By Kevin Krummes
Last February, in the dark of the Alaskan winter, the Anchorage Assembly—with the backing of the Mayor—introduced Assembly Ordinance 37, or AO-37. This innocuous sounding bill created an immediate firestorm in Anchorage, pitting labor, who represented city employees, against politicians intent on busting unions.
The proposed ordinance would do the following:
- Base future wage increases on the Consumer Price Index, eliminating wage bargaining.
- Ban strikes, work stoppages, and slowdowns.
- Circumnavigate arbitration by awarding the final say in contract disputes to the Assembly, the same body that passed this legislation.
- Allow “managed competition,” which is code for outsourcing city jobs to private contractors.
After a tumultuous series of public hearings in which the Assembly chambers were jam packed, and with close to a thousand union members and supporters outside in the cold trying to get in, the Assembly on March 26 illegally cut off public testimony, and voted 6 to 5 to pass the ordinance.
Months of legal wrangling ended in August when an Anchorage judge ruled to allow a petition to place the ordinance on the ballot as a referendum. If the unions could get 7,200 signatures, Anchorage voters would decide the issue.
IBEW 1245 got involved after receiving a request from IBEW 1547 in Anchorage for help. IBEW 1245 sent a team consisting of myself, Cruz Serna, and Jaycee Dean. For two weeks we worked alongside our Alaskan brothers and sisters. We canvassed for signatures, went along with an IBEW 1547 organizer on a worksite visit, validated signatures, and entered voter information to be used in the upcoming election, the date of which has not yet been determined.

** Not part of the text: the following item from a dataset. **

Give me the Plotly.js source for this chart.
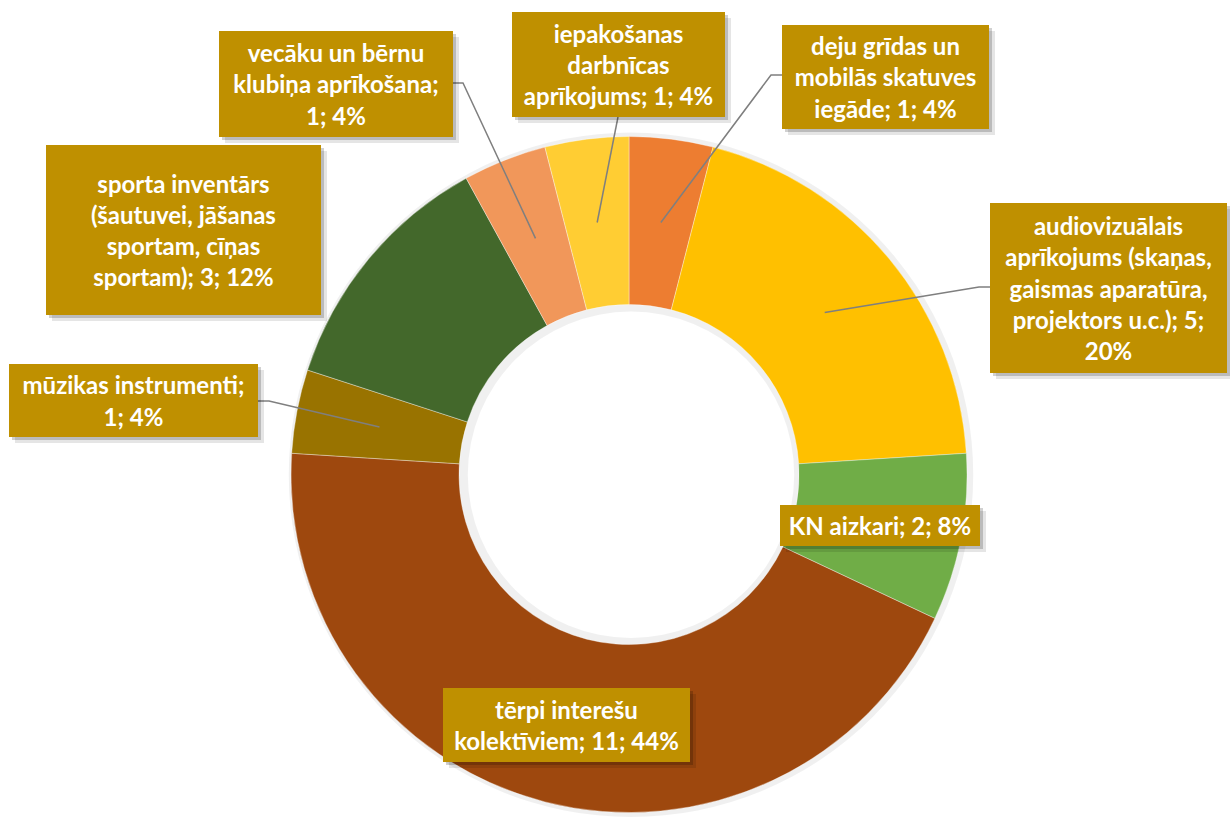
<!DOCTYPE html>
<html>
<head>
<meta charset="utf-8">
<script src="https://cdn.plot.ly/plotly-3.0.1.min.js"></script>
<style>
html,body{margin:0;padding:0;background:#fff;}
#chart{width:1230px;height:817px;}
</style>
</head>
<body>
<div id="chart"></div>
<script>
// ---- data ----
const categories = [
  "deju grīdas un mobilās skatuves iegāde",
  "audiovizuālais aprīkojums (skaņas, gaismas aparatūra, projektors u.c.)",
  "KN aizkari",
  "tērpi interešu kolektīviem",
  "mūzikas instrumenti",
  "sporta inventārs (šautuvei, jāšanas sportam, cīņas sportam)",
  "vecāku un bērnu klubiņa aprīkošana",
  "iepakošanas darbnīcas aprīkojums"
];
const counts = [1, 5, 2, 11, 1, 3, 1, 1];
// label text as wrapped in the original ({v} = count, {p} = percent)
const labelLines = [
  ["deju grīdas un", "mobilās skatuves", "iegāde; {v}; {p}%"],
  ["audiovizuālais", "aprīkojums (skaņas,", "gaismas aparatūra,", "projektors u.c.); {v};", "{p}%"],
  ["KN aizkari; {v}; {p}%"],
  ["tērpi interešu", "kolektīviem; {v}; {p}%"],
  ["mūzikas instrumenti;", "{v}; {p}%"],
  ["sporta inventārs", "(šautuvei, jāšanas", "sportam, cīņas", "sportam); {v}; {p}%"],
  ["vecāku un bērnu", "klubiņa aprīkošana;", "{v}; {p}%"],
  ["iepakošanas", "darbnīcas", "aprīkojums; {v}; {p}%"]
];
const sliceColors = ["#ED7D31", "#FFC000", "#70AD47", "#9E480E", "#997300", "#43682B", "#F1975A", "#FFCD33"];

// ---- layout (pixels) ----
const W = 1230, H = 817;
const pieBox = {x0: 291, x1: 967, y0: 136.5, y1: 812.5};
const holeFrac = 0.503;
// label boxes: center x, center y, width, height
const boxes = [
  [885.5, 77, 207, 104],
  [1108.5, 288, 237, 170],
  [880, 525.5, 200, 41],
  [566.5, 725, 247, 74],
  [133.5, 400.5, 249, 73],
  [183.5, 230, 275, 170],
  [336, 84, 234, 106],
  [618.5, 64.5, 213, 105]
];
// leader anchor points on the box edge (null = no leader)
const leaderStarts = [
  [[782, 75], [771, 75]],
  [[990, 287], [979, 287]],
  null,
  null,
  [[258, 401], [269, 401]],
  null,
  [[453, 83], [463, 83]],
  [[618, 117]]
];

const total = counts.reduce((a, b) => a + b, 0);
const px = x => x / W;
const py = y => 1 - y / H;

const cx = (pieBox.x0 + pieBox.x1) / 2, cy = (pieBox.y0 + pieBox.y1) / 2;
const R = Math.min(pieBox.x1 - pieBox.x0, pieBox.y1 - pieBox.y0) / 2;
const rMid = (R + R * holeFrac) / 2;

// mid angle of each slice (clockwise from 12 o'clock)
let cum = 0;
const midPts = counts.map(v => {
  const a = (cum + v / 2) / total * 2 * Math.PI;
  cum += v;
  return [cx + rMid * Math.sin(a), cy - rMid * Math.cos(a)];
});

const shadowPie = {
  type: 'pie', values: [1], sort: false, textinfo: 'none', hoverinfo: 'skip',
  marker: {colors: ['rgba(0,0,0,0.06)']}, showlegend: false,
  hole: (R * holeFrac - 6) / (R + 6),
  domain: {x: [px(pieBox.x0 - 4), px(pieBox.x1 + 8)], y: [py(pieBox.y1 + 8), py(pieBox.y0 - 4)]}
};

const pie = {
  type: 'pie', labels: categories, values: counts, sort: false,
  direction: 'clockwise', rotation: 0, hole: holeFrac,
  textinfo: 'none', hoverinfo: 'label+value+percent', showlegend: false,
  marker: {colors: sliceColors, line: {color: 'rgba(255,255,255,0.6)', width: 0.6}},
  domain: {x: [px(pieBox.x0), px(pieBox.x1)], y: [py(pieBox.y1), py(pieBox.y0)]}
};

const annotations = [];
const shapes = [];
const font = {family: 'Lato, "Open Sans", sans-serif', size: 24, color: '#FFFFFF'};

boxes.forEach((b, i) => {
  const [bx, by, bw, bh] = b;
  // drop shadow layers
  [[6, 0.10], [3, 0.18]].forEach(([o, a]) => {
    annotations.push({
      xref: 'paper', yref: 'paper', x: px(bx), y: py(by), xanchor: 'center', yanchor: 'middle',
      xshift: o, yshift: -o, showarrow: false, text: ' ', width: bw, height: bh,
      bgcolor: `rgba(0,0,0,${a})`, borderpad: 0, borderwidth: 0
    });
  });
});
boxes.forEach((b, i) => {
  const [bx, by, bw, bh] = b;
  const pct = Math.round(counts[i] / total * 100);
  const text = labelLines[i].map(s => '<b>' + s.replace('{v}', counts[i]).replace('{p}', pct) + '</b>').join('<br>');
  annotations.push({
    xref: 'paper', yref: 'paper', x: px(bx), y: py(by), xanchor: 'center', yanchor: 'middle',
    showarrow: false, text: text, width: bw, height: bh, align: 'center', valign: 'middle',
    bgcolor: '#BF9000', borderpad: 0, borderwidth: 0, font: font
  });
});

leaderStarts.forEach((pts, i) => {
  if (!pts) return;
  const all = pts.concat([midPts[i]]);
  const path = all.map((p, k) => (k ? 'L' : 'M') + px(p[0]) + ',' + py(p[1])).join(' ');
  shapes.push({type: 'path', xref: 'paper', yref: 'paper', path: path,
    line: {color: '#7F7F7F', width: 1.5}, layer: 'above'});
});

const layout = {
  width: W, height: H, margin: {l: 0, r: 0, t: 0, b: 0},
  paper_bgcolor: '#FFFFFF', plot_bgcolor: '#FFFFFF',
  showlegend: false, annotations: annotations, shapes: shapes
};

Plotly.newPlot('chart', [shadowPie, pie], layout, {displayModeBar: false, staticPlot: false});
</script>
</body>
</html>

To see the solidarity among the different unions involved in this fight was remarkable. Much like Prop. 32 stirred up California unions in 2012, AO 37 has galvanized and energized the Alaska labor movement. On Sept. 16, one day before the deadline, a united and determined union front presented the Anchorage City Clerk with over 22,000 signatures, more than three times the needed amount.
Though we three members of IBEW 1245 played but a small part in this action, it was still a great feeling seeing the petitions reach City Hall. And while this battle was won, the war is far from over. With an election now looming, we wish our comrades in Alaska the best in mobilizing against and ultimately defeating this backwards and repressive piece of legislation.